Many of the great teachers of the game will tell you that most mishits occur even before you even swing the club! True, with a good set of hands you can occasionally hit a great golf shot. But in order to produce consistent results, it is important to master some fundamentals. This will give you the best chance of hitting great shots with consistency. Consistency is one of the keys to lowering your scores. The great thing about fundamentals is that it does not take any special ability or talent to master them. So, let's briefly examine these critical fundamentals.
Good posture in the golf swing is essential in order to create a consistent swing and deliver the club to the ball correctly. The simplest way to get into a good posture is to follow these 4 steps.
- Stand erect yet relaxed with your hands hanging loosely by their sides and have your feet about shoulder width apart.
- Bend forward about 30 degrees from the hips while maintaining a naturally straight back (not rigid). It is very important to make sure you do not slouch. The best way to avoid slouching is the keep your chin up and not tucked in.
- Now simply unlock your knees. You should feel the weight of your body down the middle of the arches of your feet or slightly forward.
- Finally, bring your two hands together as though you were to grip the club. Let them hang naturally below your chin. This will give your hands and the butt end of the club the ideal distance from the body.
One of the biggest reasons a golfer can hit the ball offline is poor alignment. They may think they are aiming at the target, but their body is pointing either too far right or left. The best way to think of alignment is the timeless visual of picturing a railway track. Your feet, hips and shoulders all maintain a line that is parallel to your target line where the ball is, just like the two parallel lines of a railway track.
A great drill to ensure your body is perfectly aligned is to use the two alignment rods from the All-in-One training aid. Put one alignment rod on the ground approximately the same distance away from your body as you would place the ball. Then, place the All-in-One on the ground parallel to other alignment rod so that it touches the tips of your feet. Take the other alignment rod and place it across your shoulders while concentrating on keeping the two rods parallel. Have a friend or coach check your position so you can get a feel for what is right.
After going through this drill, you can start hitting balls using the All-in-One as a guide. Place an alignment rod a safe distance behind your golf ball pointing at the target. Place the All-in-One parallel to the alignment rod so that you can ensure your feet are square.
Perhaps one of the most common questions we get is where in my stance should the ball be? There are varying approaches to this topic but the method that is the simplest to follow and produces the most consistent results is to always keep the lead foot in a static position relative to the ball. Place the ball approximately one club head length (4 inches) from the heal. The only real exception to this rule is with the driver (where the ball is positioned opposite the heal in order to produce and upward blow) and when having to execute certain speciality shots.

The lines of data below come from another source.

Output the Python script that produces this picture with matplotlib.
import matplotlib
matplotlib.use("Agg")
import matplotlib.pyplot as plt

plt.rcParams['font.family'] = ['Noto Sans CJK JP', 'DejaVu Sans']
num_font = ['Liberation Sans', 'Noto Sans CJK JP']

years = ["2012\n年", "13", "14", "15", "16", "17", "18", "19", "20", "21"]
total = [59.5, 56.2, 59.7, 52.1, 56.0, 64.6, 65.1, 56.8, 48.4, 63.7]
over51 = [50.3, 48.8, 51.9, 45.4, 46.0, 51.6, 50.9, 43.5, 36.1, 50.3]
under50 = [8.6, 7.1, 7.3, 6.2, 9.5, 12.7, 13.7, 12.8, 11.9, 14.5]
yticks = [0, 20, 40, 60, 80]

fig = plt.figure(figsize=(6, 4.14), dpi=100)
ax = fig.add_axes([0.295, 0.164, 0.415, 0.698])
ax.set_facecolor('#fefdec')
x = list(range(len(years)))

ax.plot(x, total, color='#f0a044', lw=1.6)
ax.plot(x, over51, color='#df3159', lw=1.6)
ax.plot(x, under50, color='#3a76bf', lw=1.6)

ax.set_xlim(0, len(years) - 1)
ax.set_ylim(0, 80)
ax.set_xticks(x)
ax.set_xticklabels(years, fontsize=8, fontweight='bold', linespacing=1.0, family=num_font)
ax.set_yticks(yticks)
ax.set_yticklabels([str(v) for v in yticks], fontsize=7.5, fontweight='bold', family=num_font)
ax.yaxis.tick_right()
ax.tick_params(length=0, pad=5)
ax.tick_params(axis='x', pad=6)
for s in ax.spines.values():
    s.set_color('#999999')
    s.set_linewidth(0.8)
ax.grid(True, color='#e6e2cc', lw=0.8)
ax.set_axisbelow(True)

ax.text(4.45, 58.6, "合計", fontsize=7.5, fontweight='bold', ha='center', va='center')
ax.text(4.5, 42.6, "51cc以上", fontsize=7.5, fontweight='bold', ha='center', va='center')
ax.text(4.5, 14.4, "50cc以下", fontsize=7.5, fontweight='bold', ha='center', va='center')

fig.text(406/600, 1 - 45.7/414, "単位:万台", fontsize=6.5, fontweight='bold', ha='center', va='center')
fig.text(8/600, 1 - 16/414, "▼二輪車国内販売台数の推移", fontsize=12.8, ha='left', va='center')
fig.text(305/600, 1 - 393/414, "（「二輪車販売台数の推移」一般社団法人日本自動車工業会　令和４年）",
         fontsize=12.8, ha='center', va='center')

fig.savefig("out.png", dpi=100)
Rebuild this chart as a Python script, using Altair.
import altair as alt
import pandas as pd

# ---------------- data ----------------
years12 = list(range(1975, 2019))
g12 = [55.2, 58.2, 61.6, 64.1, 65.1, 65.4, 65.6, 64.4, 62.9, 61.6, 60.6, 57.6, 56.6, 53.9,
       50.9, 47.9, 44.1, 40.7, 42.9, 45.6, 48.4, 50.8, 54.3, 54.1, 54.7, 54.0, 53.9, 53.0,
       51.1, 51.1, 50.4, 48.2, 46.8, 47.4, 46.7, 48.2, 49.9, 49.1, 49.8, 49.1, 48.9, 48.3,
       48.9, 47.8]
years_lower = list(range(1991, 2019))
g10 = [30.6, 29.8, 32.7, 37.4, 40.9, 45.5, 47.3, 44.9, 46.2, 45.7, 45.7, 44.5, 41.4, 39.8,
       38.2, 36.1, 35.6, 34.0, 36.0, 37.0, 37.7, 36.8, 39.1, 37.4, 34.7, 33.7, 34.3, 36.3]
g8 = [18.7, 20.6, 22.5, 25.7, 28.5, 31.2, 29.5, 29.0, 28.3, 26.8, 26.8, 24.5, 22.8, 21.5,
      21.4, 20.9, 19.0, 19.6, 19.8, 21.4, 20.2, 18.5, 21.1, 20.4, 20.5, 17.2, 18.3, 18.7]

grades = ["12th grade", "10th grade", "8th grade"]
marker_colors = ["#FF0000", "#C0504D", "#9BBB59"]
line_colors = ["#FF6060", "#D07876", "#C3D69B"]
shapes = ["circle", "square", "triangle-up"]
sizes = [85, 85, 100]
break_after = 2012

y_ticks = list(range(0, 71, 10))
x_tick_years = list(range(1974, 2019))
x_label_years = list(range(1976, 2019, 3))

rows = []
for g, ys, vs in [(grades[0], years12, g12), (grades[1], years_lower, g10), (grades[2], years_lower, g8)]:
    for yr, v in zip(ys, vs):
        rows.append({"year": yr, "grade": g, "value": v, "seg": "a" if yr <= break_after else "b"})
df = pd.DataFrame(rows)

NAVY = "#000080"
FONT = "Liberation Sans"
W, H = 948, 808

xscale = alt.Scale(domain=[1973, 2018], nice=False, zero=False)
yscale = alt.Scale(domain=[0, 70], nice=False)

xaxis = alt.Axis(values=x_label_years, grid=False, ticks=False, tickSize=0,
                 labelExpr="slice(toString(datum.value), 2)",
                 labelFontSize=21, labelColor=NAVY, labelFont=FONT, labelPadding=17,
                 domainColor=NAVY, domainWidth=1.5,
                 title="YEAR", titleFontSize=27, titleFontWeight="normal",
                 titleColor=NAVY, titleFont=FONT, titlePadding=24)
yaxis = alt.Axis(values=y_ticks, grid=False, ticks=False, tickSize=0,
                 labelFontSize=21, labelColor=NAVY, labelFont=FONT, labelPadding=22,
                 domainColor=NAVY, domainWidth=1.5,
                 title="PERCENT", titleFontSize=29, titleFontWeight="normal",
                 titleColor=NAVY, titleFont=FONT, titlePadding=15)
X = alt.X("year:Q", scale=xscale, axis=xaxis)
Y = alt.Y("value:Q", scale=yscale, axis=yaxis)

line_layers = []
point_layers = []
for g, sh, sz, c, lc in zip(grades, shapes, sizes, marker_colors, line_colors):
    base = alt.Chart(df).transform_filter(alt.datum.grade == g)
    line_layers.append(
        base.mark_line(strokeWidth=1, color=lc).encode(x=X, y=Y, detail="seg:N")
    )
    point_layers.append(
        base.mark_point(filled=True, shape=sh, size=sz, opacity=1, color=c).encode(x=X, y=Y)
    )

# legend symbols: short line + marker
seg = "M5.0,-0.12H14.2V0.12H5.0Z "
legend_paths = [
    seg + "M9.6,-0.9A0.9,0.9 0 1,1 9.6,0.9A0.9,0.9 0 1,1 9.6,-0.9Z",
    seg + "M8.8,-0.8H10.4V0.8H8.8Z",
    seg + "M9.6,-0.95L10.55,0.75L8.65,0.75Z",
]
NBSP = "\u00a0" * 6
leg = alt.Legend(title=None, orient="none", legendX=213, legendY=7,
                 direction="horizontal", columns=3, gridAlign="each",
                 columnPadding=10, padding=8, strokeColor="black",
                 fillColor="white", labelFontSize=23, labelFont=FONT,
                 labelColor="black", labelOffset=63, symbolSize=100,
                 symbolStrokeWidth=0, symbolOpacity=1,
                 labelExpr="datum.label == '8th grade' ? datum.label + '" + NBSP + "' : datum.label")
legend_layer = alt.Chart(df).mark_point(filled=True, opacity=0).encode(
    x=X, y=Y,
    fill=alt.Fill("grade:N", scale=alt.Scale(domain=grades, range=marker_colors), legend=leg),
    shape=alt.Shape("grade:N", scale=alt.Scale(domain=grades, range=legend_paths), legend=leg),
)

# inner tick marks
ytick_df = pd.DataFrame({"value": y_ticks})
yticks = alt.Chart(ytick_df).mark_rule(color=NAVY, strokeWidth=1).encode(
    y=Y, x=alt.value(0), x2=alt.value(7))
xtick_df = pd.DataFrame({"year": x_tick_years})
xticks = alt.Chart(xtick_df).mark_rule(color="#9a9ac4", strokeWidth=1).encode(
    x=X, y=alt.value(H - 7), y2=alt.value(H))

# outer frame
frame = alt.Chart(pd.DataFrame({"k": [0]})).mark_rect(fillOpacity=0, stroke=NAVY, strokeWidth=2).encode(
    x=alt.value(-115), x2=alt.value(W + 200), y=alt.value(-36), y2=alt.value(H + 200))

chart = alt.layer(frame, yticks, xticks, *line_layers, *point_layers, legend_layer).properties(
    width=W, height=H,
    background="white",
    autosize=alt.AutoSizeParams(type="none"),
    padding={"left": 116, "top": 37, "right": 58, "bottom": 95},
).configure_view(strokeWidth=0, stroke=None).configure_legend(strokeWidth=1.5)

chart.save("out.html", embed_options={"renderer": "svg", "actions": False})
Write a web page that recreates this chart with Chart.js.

With ball position being established as a club head length from the heel of the lead foot the trail leg adjusts according to club you are using. You can place one of the alignment rods from the All-in-One through the middle hole and point it at the ball. Place your lead foot a club head length from the rod and check your position regularly. For short irons and wedges the ball would appear to be in the middle of the stance as you would place you trail foot less than shoulder width from the lead foot, for mid-irons the ball would appear slightly forward of center since you would have your trail foot about shoulder width apart and and for long irons even more forward with the feet being about to the outside of the shoulders.
Grip is a fundamental that is very easily overlooked but can have a massive impact on your ability to strike the ball consistently. There are two key components to having a proper grip: 1) hand position and 2) grip pressure.
With hand position, the first thing to keep in mind is that the club is held in the fingers not the palm of the hand. As shown here, place the club on the outer pad of the left hand (for right-handed golfers) and allow the club to cross the fingers diagonally. Then close the hand over the club so that the club is resting in the fingers and the thumb should point down the shaft or slightly right. Then place the right hand over the left thumb so that when the hand is closed two V's are formed by the thumbs and forefingers. The V's should generally point towards your right armpit. The fingers of both hands should come together in either a 10-finger pattern overlap or interlocking grip.
So, there you have it. The four fundamentals. Ensure that you dedicate a few minutes to each in your practice routine and you we see a noticeable improvement in overall consistency and lower scores!